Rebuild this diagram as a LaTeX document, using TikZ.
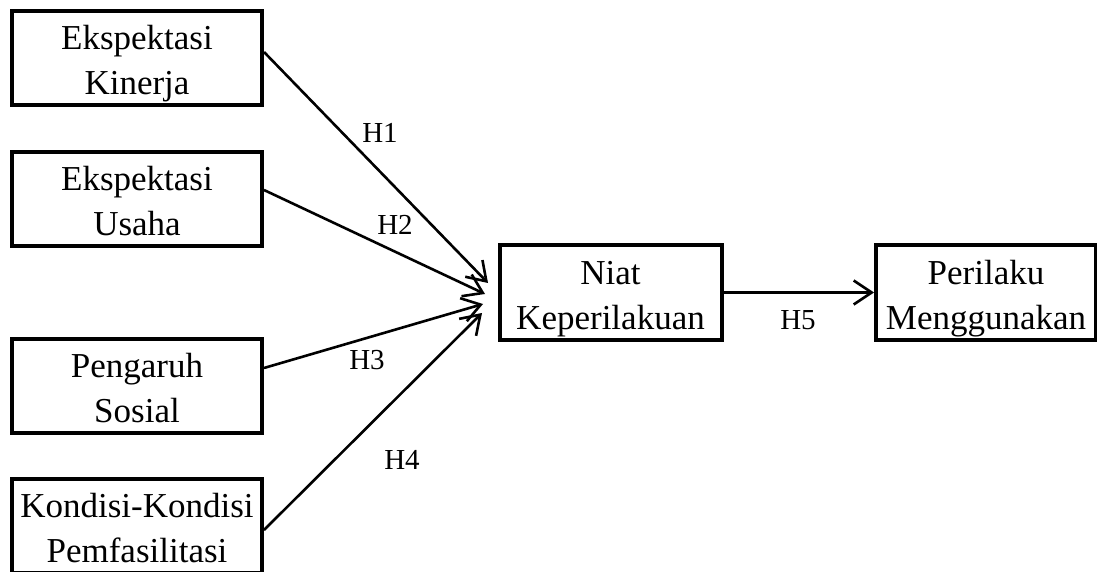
\documentclass[tikz,border=0pt]{standalone}
\usepackage{fontspec}
\setmainfont{Liberation Serif}
\usetikzlibrary{arrows.meta}
\newcommand{\twolines}[2]{#1\rule{0pt}{19pt}\\#2\rule[-5pt]{0pt}{5pt}}
\tikzset{
  var/.style={draw, line width=2pt, align=center, minimum width=125pt,
    minimum height=47pt, inner sep=0pt, font=\fontsize{17.5}{22.5}\selectfont},
  hyp/.style={-{Straight Barb[length=9pt,width=12pt,line width=1.3pt]}, line width=1.3pt},
  lbl/.style={font=\fontsize{14.5}{16}\selectfont, inner sep=0pt}
}
\begin{document}
\begin{tikzpicture}[x=0.5pt,y=-0.5pt]
      \useasboundingbox (0,0) rectangle (1097,572);
      \node[var] (EK) at (137,58) {\twolines{Ekspektasi}{Kinerja}};
      \node[var] (EU) at (137,199) {\twolines{Ekspektasi}{Usaha}};
      \node[var] (PS) at (137,386) {\twolines{Pengaruh}{Sosial}};
      \node[var] (KK) at (137,526) {\twolines{Kondisi-Kondisi}{Pemfasilitasi}};
      \node[var, minimum width=111pt] (NK) at (610.5,292.5) {\twolines{Niat}{Keperilakuan}};
      \node[var, minimum width=110pt] (PM) at (986,292.5) {\twolines{Perilaku}{Menggunakan}};

      \coordinate (t1) at (488,283);
      \coordinate (t2) at (485,294);
      \coordinate (t3) at (483,304);
      \coordinate (t4) at (482,313);

      \draw[hyp] (EK.east |- 0,52) to (t1);
      \draw[hyp] (EU.east |- 0,190) to (t2);
      \draw[hyp] (PS.east |- 0,368) to (t3);
      \draw[hyp] (KK.east |- 0,530) to (t4);
      \draw[hyp] (NK.east) to (PM.west);

      \node[lbl] (H1) at (380,133) {H1};
      \node[lbl] (H2) at (395,225) {H2};
      \node[lbl] (H3) at (367,360) {H3};
      \node[lbl] (H4) at (402,460) {H4};
      \node[lbl] (H5) at (798,320) {H5};
    \end{tikzpicture}
\end{document}
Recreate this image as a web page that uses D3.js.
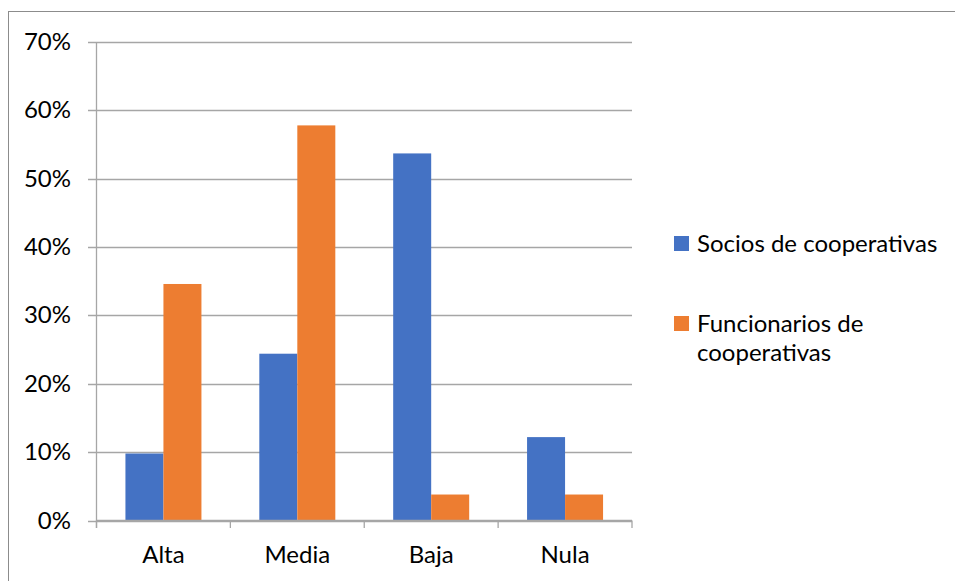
<!DOCTYPE html>
<html>
<head>
<meta charset="utf-8">
<script src="https://cdn.jsdelivr.net/npm/d3@7"></script>
<style>
  html, body { margin: 0; padding: 0; background: #fff; }
  svg { display: block; }
  text { font-family: Lato, "Open Sans", sans-serif; fill: #000; }
</style>
</head>
<body>
<svg id="chart" width="955" height="581"></svg>
<script>
const categories = ["Alta", "Media", "Baja", "Nula"];
const seriesNames = ["Socios de cooperativas", "Funcionarios de cooperativas"];
const socios = [0.098, 0.244, 0.537, 0.122];
const funcionarios = [0.346, 0.578, 0.038, 0.038];
const yTicks = [0, 0.1, 0.2, 0.3, 0.4, 0.5, 0.6, 0.7];
const colors = ["#4472C4", "#ED7D31"];

const svg = d3.select("#chart");
const plot = { left: 96.5, right: 632, top: 42, bottom: 520.5 };
const fontSize = 24;

// border
svg.append("rect")
  .attr("x", 8.5).attr("y", 11.5)
  .attr("width", 960).attr("height", 600)
  .attr("fill", "none").attr("stroke", "#8c8c8c").attr("stroke-width", 1);

const y = d3.scaleLinear().domain([0, 0.7]).range([plot.bottom, plot.top]);
const x0 = d3.scaleBand().domain(categories).range([plot.left, plot.right]).padding(0);
const groupW = 76;
const x1 = d3.scaleBand().domain(seriesNames).range([0, groupW]).padding(0);
const offset = (x0.bandwidth() - groupW) / 2;

// gridlines
svg.append("g").selectAll("line").data(yTicks).join("line")
  .attr("x1", 88).attr("x2", plot.right)
  .attr("y1", d => Math.round(y(d)) + 0.5).attr("y2", d => Math.round(y(d)) + 0.5)
  .attr("stroke", "#a6a6a6").attr("stroke-width", 1.3);

// y labels
svg.append("g").selectAll("text").data(yTicks).join("text")
  .attr("x", 71).attr("y", d => y(d) + 8)
  .attr("text-anchor", "end")
  .style("font-size", fontSize + "px")
  .text(d => d3.format(".0%")(d));

// bars
const data = categories.map((c, i) => ({ cat: c, vals: [socios[i], funcionarios[i]] }));
const groups = svg.append("g").selectAll("g").data(data).join("g")
  .attr("transform", d => `translate(${x0(d.cat) + offset},0)`);
groups.selectAll("rect").data(d => d.vals.map((v, j) => ({ v, s: seriesNames[j], j })))
  .join("rect")
  .attr("x", d => x1(d.s))
  .attr("width", x1.bandwidth())
  .attr("y", d => y(d.v))
  .attr("height", d => y(0) - y(d.v))
  .attr("fill", d => colors[d.j]);

// axes lines
svg.append("line").attr("x1", plot.left).attr("x2", plot.left)
  .attr("y1", plot.top).attr("y2", 528)
  .attr("stroke", "#a6a6a6").attr("stroke-width", 1.3);
svg.append("line").attr("x1", plot.left).attr("x2", plot.right)
  .attr("y1", plot.bottom).attr("y2", plot.bottom)
  .attr("stroke", "#a6a6a6").attr("stroke-width", 1.3);
const tickXs = categories.map(c => x0(c)).concat([plot.right]);
svg.append("g").selectAll("line").data(tickXs).join("line")
  .attr("x1", d => d).attr("x2", d => d)
  .attr("y1", plot.bottom).attr("y2", 528)
  .attr("stroke", "#a6a6a6").attr("stroke-width", 1.3);

// category labels
svg.append("g").selectAll("text").data(categories).join("text")
  .attr("x", d => x0(d) + x0.bandwidth() / 2)
  .attr("y", 563)
  .attr("text-anchor", "middle")
  .style("font-size", fontSize + "px")
  .text(d => d);

// legend
const legend = [
  { lines: ["Socios de cooperativas"], y: 236, color: colors[0] },
  { lines: ["Funcionarios de", "cooperativas"], y: 316, color: colors[1] }
];
const lg = svg.append("g").selectAll("g").data(legend).join("g");
lg.append("rect").attr("x", 674).attr("y", d => d.y).attr("width", 15).attr("height", 15)
  .attr("fill", d => d.color);
lg.each(function(d) {
  const g = d3.select(this);
  d.lines.forEach((ln, k) => {
    g.append("text").attr("x", 697).attr("y", d.y + 16 + k * 28.5)
      .style("font-size", fontSize + "px").text(ln);
  });
});
</script>
</body>
</html>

===

Problem statement
Take every line from the records above that has the word "this" and copy it.

Written response
Rebuild this diagram as a LaTeX document, using TikZ.
Recreate this image as a web page that uses D3.js.
  const g = d3.select(this);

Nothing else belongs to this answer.